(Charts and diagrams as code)

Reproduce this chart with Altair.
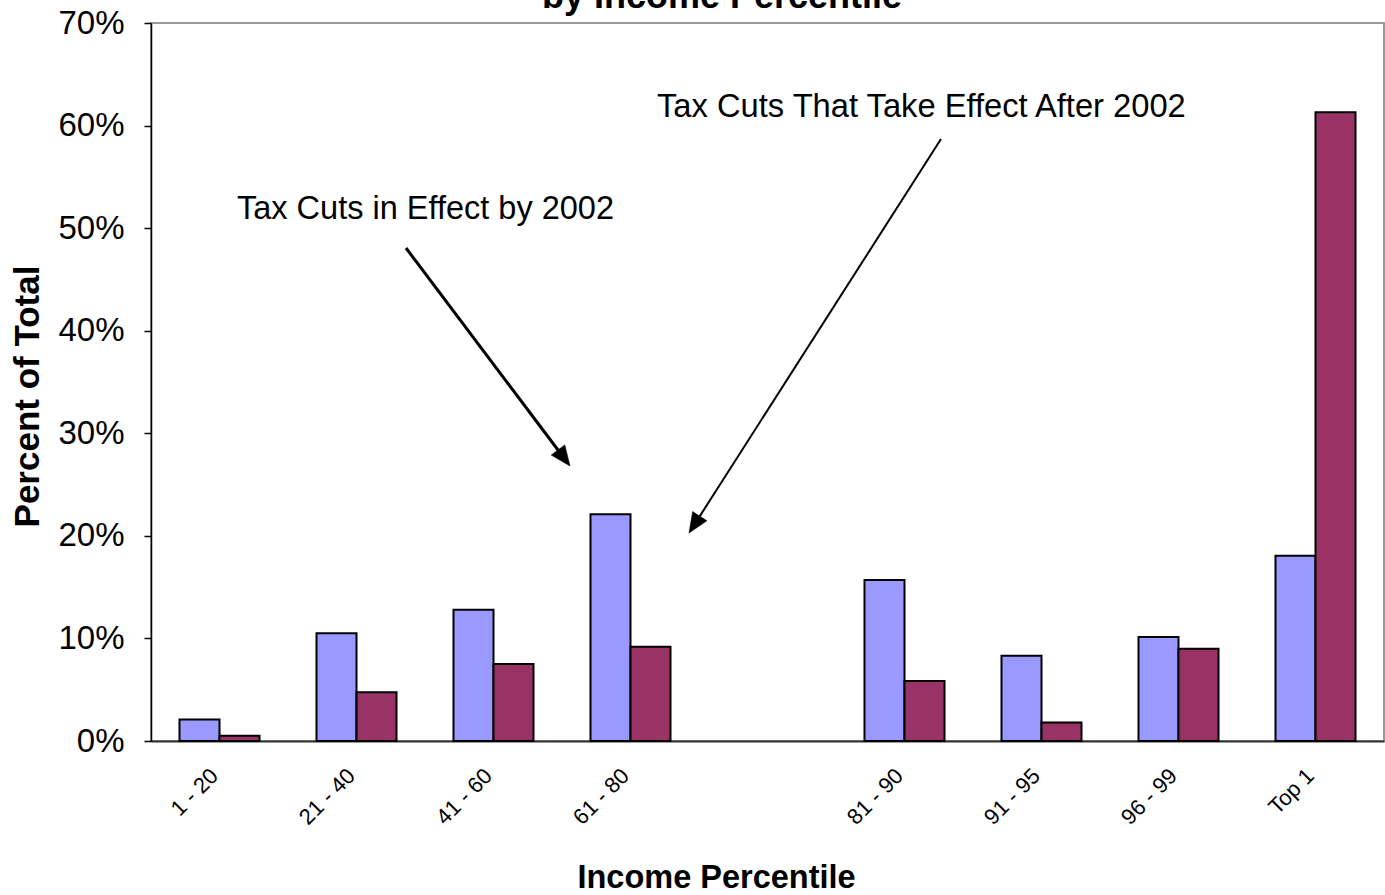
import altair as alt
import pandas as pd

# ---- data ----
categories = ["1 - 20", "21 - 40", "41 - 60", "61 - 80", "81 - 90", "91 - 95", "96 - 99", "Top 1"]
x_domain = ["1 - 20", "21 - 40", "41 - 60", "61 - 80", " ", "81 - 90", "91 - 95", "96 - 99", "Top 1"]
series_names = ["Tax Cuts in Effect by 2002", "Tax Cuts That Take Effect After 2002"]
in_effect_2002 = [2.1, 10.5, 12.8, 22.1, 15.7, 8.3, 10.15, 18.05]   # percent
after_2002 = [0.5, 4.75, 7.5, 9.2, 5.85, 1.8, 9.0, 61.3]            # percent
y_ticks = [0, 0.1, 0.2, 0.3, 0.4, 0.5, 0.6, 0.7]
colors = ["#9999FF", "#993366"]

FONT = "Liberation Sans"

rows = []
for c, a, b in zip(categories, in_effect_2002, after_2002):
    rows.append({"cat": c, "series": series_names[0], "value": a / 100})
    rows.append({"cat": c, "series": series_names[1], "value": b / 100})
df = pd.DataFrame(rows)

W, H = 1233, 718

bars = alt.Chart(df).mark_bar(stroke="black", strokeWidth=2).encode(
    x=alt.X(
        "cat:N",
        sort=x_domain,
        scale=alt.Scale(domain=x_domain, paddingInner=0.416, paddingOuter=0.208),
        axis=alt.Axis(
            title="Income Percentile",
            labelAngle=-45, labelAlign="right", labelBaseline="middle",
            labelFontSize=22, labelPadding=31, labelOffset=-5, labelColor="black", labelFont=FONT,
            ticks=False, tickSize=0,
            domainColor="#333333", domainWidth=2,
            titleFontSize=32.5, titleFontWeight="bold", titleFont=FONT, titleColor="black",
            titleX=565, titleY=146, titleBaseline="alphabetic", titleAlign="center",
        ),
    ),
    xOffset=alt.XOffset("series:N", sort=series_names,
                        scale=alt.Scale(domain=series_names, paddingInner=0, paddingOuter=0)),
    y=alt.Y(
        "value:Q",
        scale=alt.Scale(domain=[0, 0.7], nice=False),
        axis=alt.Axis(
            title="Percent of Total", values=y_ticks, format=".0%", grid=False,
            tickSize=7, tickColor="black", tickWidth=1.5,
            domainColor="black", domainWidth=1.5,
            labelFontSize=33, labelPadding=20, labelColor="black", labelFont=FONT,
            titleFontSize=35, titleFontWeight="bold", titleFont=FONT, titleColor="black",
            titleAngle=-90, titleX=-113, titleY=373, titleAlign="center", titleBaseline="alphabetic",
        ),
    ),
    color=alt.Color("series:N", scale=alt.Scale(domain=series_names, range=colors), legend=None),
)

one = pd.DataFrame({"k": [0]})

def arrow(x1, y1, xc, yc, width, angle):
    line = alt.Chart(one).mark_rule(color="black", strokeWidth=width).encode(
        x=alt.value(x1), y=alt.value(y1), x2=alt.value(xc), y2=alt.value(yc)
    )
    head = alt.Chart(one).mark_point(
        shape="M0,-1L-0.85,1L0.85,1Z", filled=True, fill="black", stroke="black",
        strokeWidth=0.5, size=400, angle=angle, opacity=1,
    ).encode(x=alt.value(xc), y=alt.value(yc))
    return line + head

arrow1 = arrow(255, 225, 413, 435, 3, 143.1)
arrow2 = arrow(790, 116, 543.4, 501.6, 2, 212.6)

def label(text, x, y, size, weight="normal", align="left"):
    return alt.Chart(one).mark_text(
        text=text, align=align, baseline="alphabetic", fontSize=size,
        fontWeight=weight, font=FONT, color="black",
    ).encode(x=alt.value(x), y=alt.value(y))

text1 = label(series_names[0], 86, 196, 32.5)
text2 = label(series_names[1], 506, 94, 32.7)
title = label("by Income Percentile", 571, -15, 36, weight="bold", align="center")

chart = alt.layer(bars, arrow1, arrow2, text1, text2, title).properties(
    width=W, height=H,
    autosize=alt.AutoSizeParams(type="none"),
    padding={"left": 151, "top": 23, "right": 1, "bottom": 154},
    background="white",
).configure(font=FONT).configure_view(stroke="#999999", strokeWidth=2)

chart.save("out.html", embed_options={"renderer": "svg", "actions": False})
---
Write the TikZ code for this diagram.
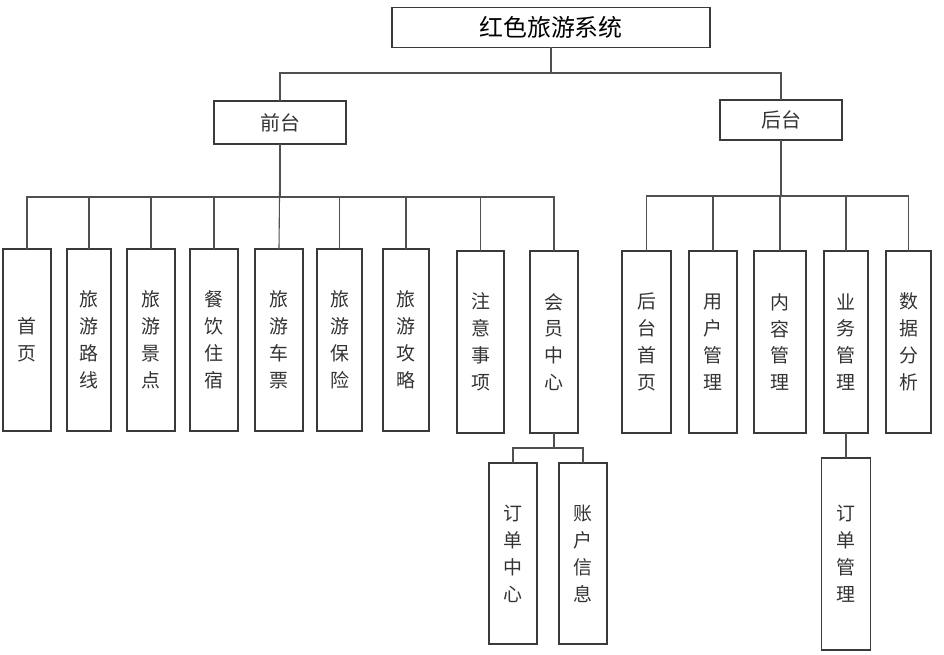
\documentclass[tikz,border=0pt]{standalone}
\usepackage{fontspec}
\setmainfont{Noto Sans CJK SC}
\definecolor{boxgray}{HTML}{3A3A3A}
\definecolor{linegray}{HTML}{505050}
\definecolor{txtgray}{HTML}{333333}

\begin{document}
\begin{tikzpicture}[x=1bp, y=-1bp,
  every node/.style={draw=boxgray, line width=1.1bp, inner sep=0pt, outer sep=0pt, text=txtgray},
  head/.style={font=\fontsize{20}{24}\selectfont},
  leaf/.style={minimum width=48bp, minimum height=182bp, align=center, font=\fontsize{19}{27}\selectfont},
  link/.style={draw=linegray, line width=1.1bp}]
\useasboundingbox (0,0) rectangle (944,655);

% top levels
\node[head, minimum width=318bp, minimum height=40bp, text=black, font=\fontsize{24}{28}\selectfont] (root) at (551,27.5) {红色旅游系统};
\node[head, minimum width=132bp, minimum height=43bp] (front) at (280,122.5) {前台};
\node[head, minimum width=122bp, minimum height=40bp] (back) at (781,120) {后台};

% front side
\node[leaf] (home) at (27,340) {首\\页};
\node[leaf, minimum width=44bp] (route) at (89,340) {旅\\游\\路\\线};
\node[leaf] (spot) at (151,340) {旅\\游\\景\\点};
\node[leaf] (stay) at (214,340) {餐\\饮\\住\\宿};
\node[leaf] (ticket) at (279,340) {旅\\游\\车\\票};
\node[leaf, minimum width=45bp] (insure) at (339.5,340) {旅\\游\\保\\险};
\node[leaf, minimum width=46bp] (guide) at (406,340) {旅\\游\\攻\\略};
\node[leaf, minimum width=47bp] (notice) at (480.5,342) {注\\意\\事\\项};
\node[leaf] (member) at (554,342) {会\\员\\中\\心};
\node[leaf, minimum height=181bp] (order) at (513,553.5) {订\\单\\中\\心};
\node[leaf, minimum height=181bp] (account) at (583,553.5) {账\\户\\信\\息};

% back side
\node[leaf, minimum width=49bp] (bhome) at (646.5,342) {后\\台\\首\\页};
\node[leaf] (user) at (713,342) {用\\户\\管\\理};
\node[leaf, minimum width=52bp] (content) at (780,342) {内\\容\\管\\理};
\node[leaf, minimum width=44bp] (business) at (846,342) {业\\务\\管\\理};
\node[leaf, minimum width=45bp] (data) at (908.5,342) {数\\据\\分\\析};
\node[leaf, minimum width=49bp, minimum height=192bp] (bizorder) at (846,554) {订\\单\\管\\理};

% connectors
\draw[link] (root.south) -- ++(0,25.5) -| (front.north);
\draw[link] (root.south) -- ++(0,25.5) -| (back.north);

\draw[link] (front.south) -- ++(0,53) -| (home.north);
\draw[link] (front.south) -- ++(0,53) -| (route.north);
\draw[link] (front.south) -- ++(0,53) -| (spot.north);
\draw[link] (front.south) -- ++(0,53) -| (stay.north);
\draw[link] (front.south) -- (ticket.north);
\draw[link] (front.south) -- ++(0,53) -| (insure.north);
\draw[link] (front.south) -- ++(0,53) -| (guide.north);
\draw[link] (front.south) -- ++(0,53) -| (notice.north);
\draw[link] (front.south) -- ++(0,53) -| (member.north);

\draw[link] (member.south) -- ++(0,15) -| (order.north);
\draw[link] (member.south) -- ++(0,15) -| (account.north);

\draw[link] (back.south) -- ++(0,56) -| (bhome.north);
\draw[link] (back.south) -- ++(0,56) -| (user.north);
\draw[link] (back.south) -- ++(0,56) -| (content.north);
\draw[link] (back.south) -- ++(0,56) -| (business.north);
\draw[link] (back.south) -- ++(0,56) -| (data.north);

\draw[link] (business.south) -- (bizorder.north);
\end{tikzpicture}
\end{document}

__What to produce__
Using the entries above, reproduce word for word only the lines from the one that contains "Reproduce this chart with Altair." to the one that contains "import pandas as pd", both ends included, and drop every picture.

__Reply__
Reproduce this chart with Altair.
import altair as alt
import pandas as pd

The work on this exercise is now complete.